Wie kann man gegen eine Verordnung sein, die es noch gar nicht gibt? Es kommt doch darauf an, wie eine solche Verordnung dafür sorgt, dass Arbeitnehmer und Arbeitgeber endlich in die Puschen kommen. Eine solche Verordnung könnte ja nicht nur Hilfestellung bei der Umsetzung des Arbeitsschutzgesetzes geben, sondern auch helfen, den § 89 BetrVG (Mitbestimmung im Arbeitsschutz) zeitgemäß umzusetzen, und zwar auch in Betrieben ohne Arbeitnehmervertretung.

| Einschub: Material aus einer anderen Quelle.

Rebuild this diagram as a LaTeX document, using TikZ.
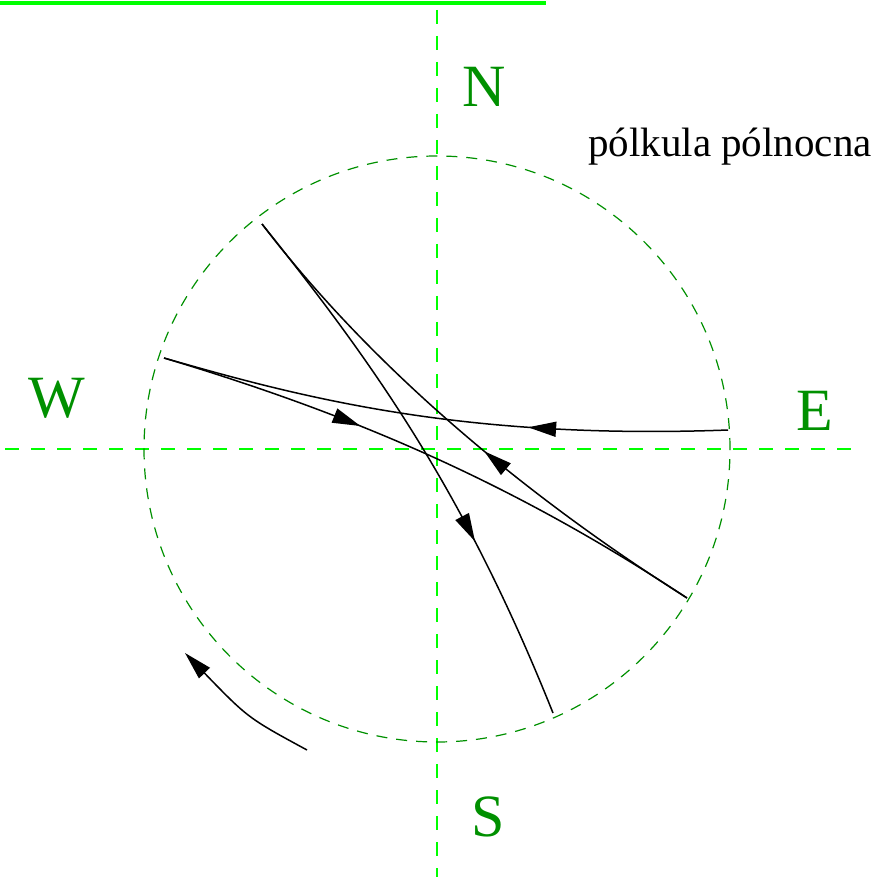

So könnte man z.B. Betriebe fördern, in denen mindestens ein Arbeitnehmervertreter (oder Arbeitnehmer, wenn es keinen Betriebsrat gibt) das Arbeitsschutzmanagement nach ISO 19011 gut qualifiziert und professionell auditieren kann. Arbeitsschutz-Audits müssten explizit als “Besichtigungen” im Sinne des § 89 definiert werden, um die Teilnahme der Mitarbeiter (bzw. deren Vertreter) an Audits sicherzustellen. Die Arbeitnehmer müssten nicht nur das Recht haben, die in Audits gewonnenen Erkenntnisse zu erfahren, sondern sie müssten dieses Recht auch in der Praxis nutzen können.

Ich finde, dass Festlegungen von Belastungsgrenzen in einer Anti-Stress-Verordnung wenig Sinn machen. Die Grenzen müssten sehr hoch liegen, um allgemeinverbindlich zu sein. Belastungsgrenzen sollten tatsächlich die Arbeitnehmer und die Arbeitgeber betriebsnah miteinander vereinbaren. Wichtiger ist es, im Arbeitsschutz glaubwürdige Prozesse zu haben, die nicht nur auf dem Papier stehen, sondern Fehlbelastungen tatsächlich vorbeugen und auch für die Arbeitnehmer vollständig transparent und nachvollziehbar sind. Um an der Gestaltung mitwirken zu können, brauchen insbesondere die Arbeitnehmer jedoch mehr Wirkungsmöglichkeiten und auch eine bessere Qualifikation. Wer mitbestimmen will, muss sich in der mitbestimmten Thematik gut auskennen. Daran hapert es auch bei vielen Arbeitnehmervertretern. Hier könnte eine praxisnah gestaltete Anti-Stress-Verordnung ebenfalls weiterhelfen.